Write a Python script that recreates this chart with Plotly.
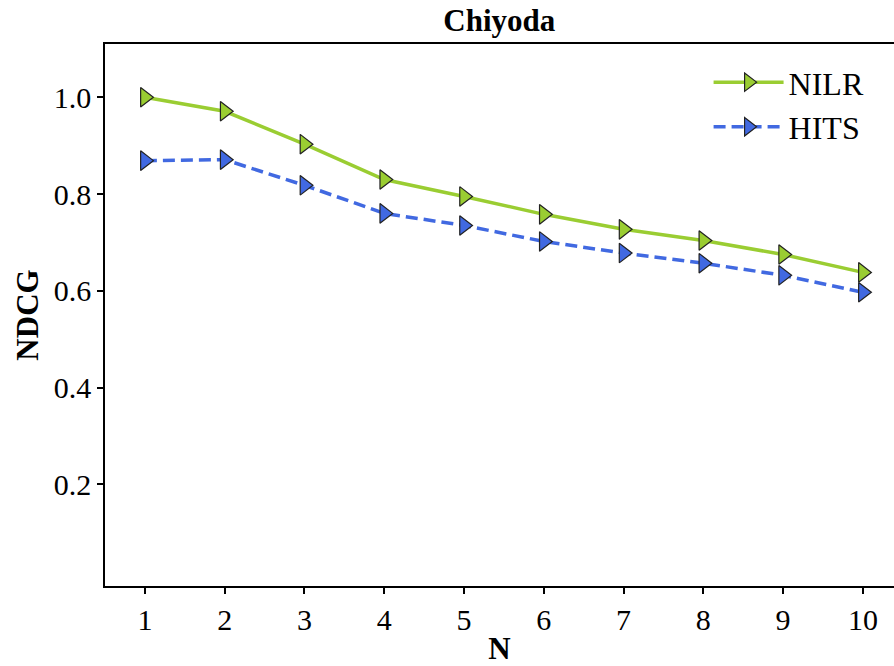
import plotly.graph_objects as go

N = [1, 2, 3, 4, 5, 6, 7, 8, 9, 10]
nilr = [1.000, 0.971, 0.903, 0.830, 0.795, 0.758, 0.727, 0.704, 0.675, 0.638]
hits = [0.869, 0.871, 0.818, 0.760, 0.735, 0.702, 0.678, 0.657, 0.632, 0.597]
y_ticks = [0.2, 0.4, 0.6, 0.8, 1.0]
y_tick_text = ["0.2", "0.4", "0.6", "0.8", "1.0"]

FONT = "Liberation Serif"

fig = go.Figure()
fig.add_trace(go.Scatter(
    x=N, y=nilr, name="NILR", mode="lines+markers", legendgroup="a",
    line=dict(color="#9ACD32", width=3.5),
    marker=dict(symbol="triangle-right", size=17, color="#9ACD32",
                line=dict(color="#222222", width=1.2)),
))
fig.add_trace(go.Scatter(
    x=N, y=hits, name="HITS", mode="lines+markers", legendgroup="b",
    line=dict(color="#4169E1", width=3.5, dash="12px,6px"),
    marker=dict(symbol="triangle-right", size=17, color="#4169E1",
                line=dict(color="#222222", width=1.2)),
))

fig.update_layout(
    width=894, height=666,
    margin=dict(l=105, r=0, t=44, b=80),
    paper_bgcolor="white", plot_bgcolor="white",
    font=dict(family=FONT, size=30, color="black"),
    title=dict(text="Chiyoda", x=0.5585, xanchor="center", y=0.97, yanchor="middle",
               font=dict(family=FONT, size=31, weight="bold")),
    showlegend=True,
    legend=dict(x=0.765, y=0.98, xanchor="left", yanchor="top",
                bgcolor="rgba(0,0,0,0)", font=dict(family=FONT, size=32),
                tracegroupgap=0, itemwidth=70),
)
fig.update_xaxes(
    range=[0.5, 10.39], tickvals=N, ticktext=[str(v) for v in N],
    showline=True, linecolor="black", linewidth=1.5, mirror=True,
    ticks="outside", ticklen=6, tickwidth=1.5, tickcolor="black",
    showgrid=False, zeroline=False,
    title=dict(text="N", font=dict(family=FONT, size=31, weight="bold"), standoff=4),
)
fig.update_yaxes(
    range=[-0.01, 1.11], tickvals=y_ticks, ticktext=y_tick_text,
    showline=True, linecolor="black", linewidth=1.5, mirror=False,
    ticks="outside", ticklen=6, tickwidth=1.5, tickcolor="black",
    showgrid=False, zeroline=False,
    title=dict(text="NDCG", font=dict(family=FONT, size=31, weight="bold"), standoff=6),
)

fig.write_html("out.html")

+===+

Given instruction: Your task is to repeat the data above exactly while excluding the pictures.

Response to the exercise:
Write a Python script that recreates this chart with Plotly.
import plotly.graph_objects as go

N = [1, 2, 3, 4, 5, 6, 7, 8, 9, 10]
nilr = [1.000, 0.971, 0.903, 0.830, 0.795, 0.758, 0.727, 0.704, 0.675, 0.638]
hits = [0.869, 0.871, 0.818, 0.760, 0.735, 0.702, 0.678, 0.657, 0.632, 0.597]
y_ticks = [0.2, 0.4, 0.6, 0.8, 1.0]
y_tick_text = ["0.2", "0.4", "0.6", "0.8", "1.0"]

FONT = "Liberation Serif"

fig = go.Figure()
fig.add_trace(go.Scatter(
    x=N, y=nilr, name="NILR", mode="lines+markers", legendgroup="a",
    line=dict(color="#9ACD32", width=3.5),
    marker=dict(symbol="triangle-right", size=17, color="#9ACD32",
                line=dict(color="#222222", width=1.2)),
))
fig.add_trace(go.Scatter(
    x=N, y=hits, name="HITS", mode="lines+markers", legendgroup="b",
    line=dict(color="#4169E1", width=3.5, dash="12px,6px"),
    marker=dict(symbol="triangle-right", size=17, color="#4169E1",
                line=dict(color="#222222", width=1.2)),
))

fig.update_layout(
    width=894, height=666,
    margin=dict(l=105, r=0, t=44, b=80),
    paper_bgcolor="white", plot_bgcolor="white",
    font=dict(family=FONT, size=30, color="black"),
    title=dict(text="Chiyoda", x=0.5585, xanchor="center", y=0.97, yanchor="middle",
               font=dict(family=FONT, size=31, weight="bold")),
    showlegend=True,
    legend=dict(x=0.765, y=0.98, xanchor="left", yanchor="top",
                bgcolor="rgba(0,0,0,0)", font=dict(family=FONT, size=32),
                tracegroupgap=0, itemwidth=70),
)
fig.update_xaxes(
    range=[0.5, 10.39], tickvals=N, ticktext=[str(v) for v in N],
    showline=True, linecolor="black", linewidth=1.5, mirror=True,
    ticks="outside", ticklen=6, tickwidth=1.5, tickcolor="black",
    showgrid=False, zeroline=False,
    title=dict(text="N", font=dict(family=FONT, size=31, weight="bold"), standoff=4),
)
fig.update_yaxes(
    range=[-0.01, 1.11], tickvals=y_ticks, ticktext=y_tick_text,
    showline=True, linecolor="black", linewidth=1.5, mirror=False,
    ticks="outside", ticklen=6, tickwidth=1.5, tickcolor="black",
    showgrid=False, zeroline=False,
    title=dict(text="NDCG", font=dict(family=FONT, size=31, weight="bold"), standoff=6),
)

fig.write_html("out.html")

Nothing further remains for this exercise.